Their sound is trippy and psychedelic, quiet and orchestral: a throwback to the classic rock of the late 60's (driven home by Seth Olinsky's Jimi-style blues guitar.) As if to drive the point home, they all wore dashikis; a homemade American flag hung above the stage, the blue field filled with a tie-dyed pattern. Indian blankets hung over all the monitors; on one was Walt Whitman's portrait. They sung of following your dreams, of living freely. Clearly, they seek to resurrect the more idealistic America of our parents: a mission that would seem to play perfectly in a place like Portland, which still embodies the that open vibe nurtured in places like San Francisco, about nine hours south.

"We love this town," drummer Dana Janssen said at one point from the stage. "So much so that I might move here." 

But, it wasn't all flowers and rainbows. Towards the end of their 90 minute set, bassist Miles Seaton unleashed a primal scream into a pair of mics that was both tterrifying and exhilarating, making everyone stop dead in their tracks. A potent reminder of the power of a single human, unleashed. 
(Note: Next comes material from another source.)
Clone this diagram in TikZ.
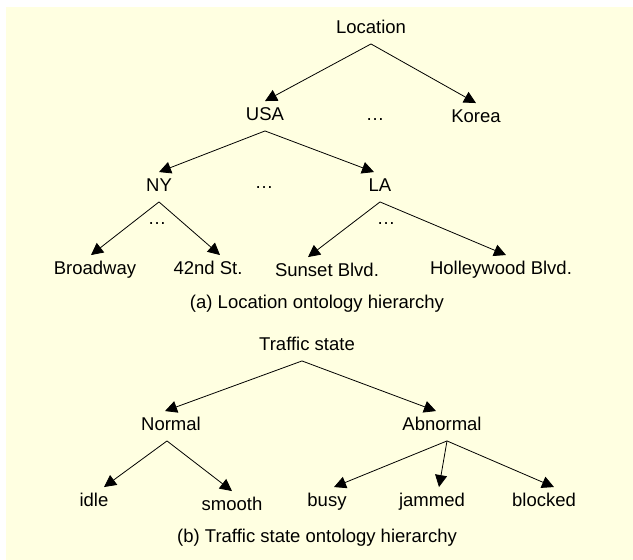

After leaving everything they had out on stage, the band asked the audience to clap and sing along with the encore, which felt less like a burden than a benediction. The words speak for themselves:

"I've traveled all around this country past 28 years

I've traveled all around this country past 28 years

I've traveled all around this world past 28 years

And I've found out where I want to live.

I wanna live in Woody Guthrie's America

I wanna live in Woody Guthrie's America

I wanna live in Woody Guthrie's America

That is where I'll lay my head and call it Home."